The request. Print word for word the first line of the listing below and every line after it, through the line with "plt.rcParams['hatch.linewidth'] = 1.0". Leave out the pictures and the rest.
** start **
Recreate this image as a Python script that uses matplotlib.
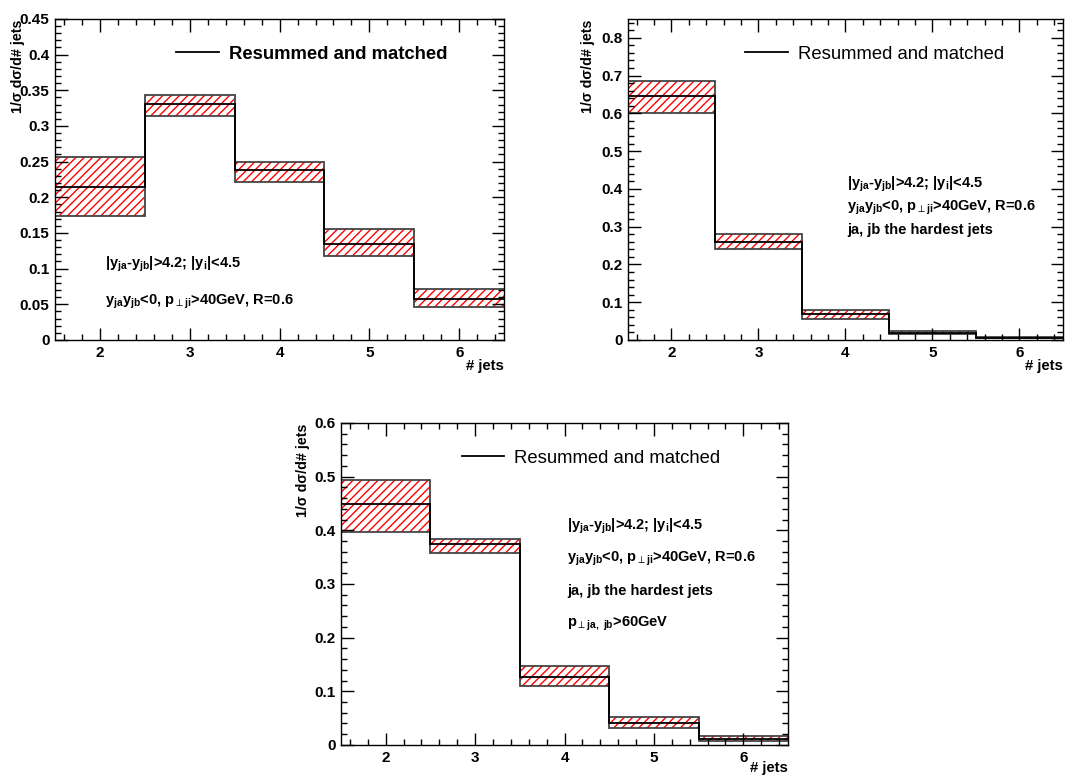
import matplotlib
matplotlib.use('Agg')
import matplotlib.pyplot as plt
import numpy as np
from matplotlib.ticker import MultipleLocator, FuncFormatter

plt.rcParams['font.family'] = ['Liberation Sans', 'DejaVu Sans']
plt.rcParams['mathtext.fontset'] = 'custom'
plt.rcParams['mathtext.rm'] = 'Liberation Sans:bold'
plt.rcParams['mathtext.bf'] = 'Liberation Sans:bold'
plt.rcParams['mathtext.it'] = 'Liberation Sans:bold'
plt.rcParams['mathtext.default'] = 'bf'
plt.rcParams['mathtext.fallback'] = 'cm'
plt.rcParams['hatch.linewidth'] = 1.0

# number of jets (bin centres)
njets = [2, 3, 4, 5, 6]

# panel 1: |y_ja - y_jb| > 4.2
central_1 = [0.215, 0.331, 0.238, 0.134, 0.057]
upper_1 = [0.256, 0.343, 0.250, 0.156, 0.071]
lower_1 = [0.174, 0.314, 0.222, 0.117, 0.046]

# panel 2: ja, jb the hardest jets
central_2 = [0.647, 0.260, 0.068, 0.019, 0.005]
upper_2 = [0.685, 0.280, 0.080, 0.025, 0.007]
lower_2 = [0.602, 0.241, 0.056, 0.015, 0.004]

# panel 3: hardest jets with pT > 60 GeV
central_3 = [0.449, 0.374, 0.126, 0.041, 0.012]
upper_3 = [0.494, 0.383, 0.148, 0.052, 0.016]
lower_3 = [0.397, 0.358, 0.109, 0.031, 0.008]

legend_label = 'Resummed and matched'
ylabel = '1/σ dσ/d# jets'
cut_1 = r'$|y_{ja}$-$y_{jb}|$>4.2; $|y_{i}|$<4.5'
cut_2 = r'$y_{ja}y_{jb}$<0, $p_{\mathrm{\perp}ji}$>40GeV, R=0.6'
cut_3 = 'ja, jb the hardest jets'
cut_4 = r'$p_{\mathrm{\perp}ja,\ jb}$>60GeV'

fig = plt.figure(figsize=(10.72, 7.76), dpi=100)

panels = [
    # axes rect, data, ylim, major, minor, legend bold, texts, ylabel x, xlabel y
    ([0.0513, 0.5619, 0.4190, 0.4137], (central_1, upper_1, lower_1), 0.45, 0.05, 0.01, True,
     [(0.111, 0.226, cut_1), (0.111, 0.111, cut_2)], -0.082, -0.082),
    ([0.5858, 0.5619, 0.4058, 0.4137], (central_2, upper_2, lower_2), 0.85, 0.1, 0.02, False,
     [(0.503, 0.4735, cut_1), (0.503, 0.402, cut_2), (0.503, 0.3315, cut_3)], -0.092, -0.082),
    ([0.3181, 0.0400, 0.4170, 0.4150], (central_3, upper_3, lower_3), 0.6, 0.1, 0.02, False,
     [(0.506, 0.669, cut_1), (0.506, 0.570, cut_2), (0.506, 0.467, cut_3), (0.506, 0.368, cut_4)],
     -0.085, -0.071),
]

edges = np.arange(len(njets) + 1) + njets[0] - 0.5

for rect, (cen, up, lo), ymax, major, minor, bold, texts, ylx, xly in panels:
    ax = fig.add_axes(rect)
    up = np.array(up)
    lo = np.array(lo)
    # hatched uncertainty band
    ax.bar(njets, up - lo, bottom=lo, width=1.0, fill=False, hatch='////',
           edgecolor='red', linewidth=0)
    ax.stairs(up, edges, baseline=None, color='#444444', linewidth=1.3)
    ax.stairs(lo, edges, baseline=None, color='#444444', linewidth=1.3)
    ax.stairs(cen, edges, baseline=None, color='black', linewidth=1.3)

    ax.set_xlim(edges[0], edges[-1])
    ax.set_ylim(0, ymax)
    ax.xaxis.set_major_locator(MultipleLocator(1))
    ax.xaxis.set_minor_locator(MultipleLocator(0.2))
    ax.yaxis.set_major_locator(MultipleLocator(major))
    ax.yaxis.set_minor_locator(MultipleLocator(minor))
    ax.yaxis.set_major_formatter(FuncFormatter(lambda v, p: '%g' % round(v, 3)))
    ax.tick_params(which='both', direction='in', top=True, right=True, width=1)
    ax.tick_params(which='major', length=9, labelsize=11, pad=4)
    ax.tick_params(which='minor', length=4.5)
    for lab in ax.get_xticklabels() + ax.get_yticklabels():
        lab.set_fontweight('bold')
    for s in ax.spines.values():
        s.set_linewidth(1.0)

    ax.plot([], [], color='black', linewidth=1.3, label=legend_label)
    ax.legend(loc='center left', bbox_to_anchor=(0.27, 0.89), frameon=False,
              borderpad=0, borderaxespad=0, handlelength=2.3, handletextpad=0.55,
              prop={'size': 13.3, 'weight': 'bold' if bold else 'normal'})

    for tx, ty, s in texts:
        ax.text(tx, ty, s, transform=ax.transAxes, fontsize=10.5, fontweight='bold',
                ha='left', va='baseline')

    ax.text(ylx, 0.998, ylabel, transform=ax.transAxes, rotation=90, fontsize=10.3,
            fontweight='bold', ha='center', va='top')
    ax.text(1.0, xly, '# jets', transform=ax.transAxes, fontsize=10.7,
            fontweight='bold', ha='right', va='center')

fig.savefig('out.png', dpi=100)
** end **
Result for this task.
Recreate this image as a Python script that uses matplotlib.
import matplotlib
matplotlib.use('Agg')
import matplotlib.pyplot as plt
import numpy as np
from matplotlib.ticker import MultipleLocator, FuncFormatter

plt.rcParams['font.family'] = ['Liberation Sans', 'DejaVu Sans']
plt.rcParams['mathtext.fontset'] = 'custom'
plt.rcParams['mathtext.rm'] = 'Liberation Sans:bold'
plt.rcParams['mathtext.bf'] = 'Liberation Sans:bold'
plt.rcParams['mathtext.it'] = 'Liberation Sans:bold'
plt.rcParams['mathtext.default'] = 'bf'
plt.rcParams['mathtext.fallback'] = 'cm'
plt.rcParams['hatch.linewidth'] = 1.0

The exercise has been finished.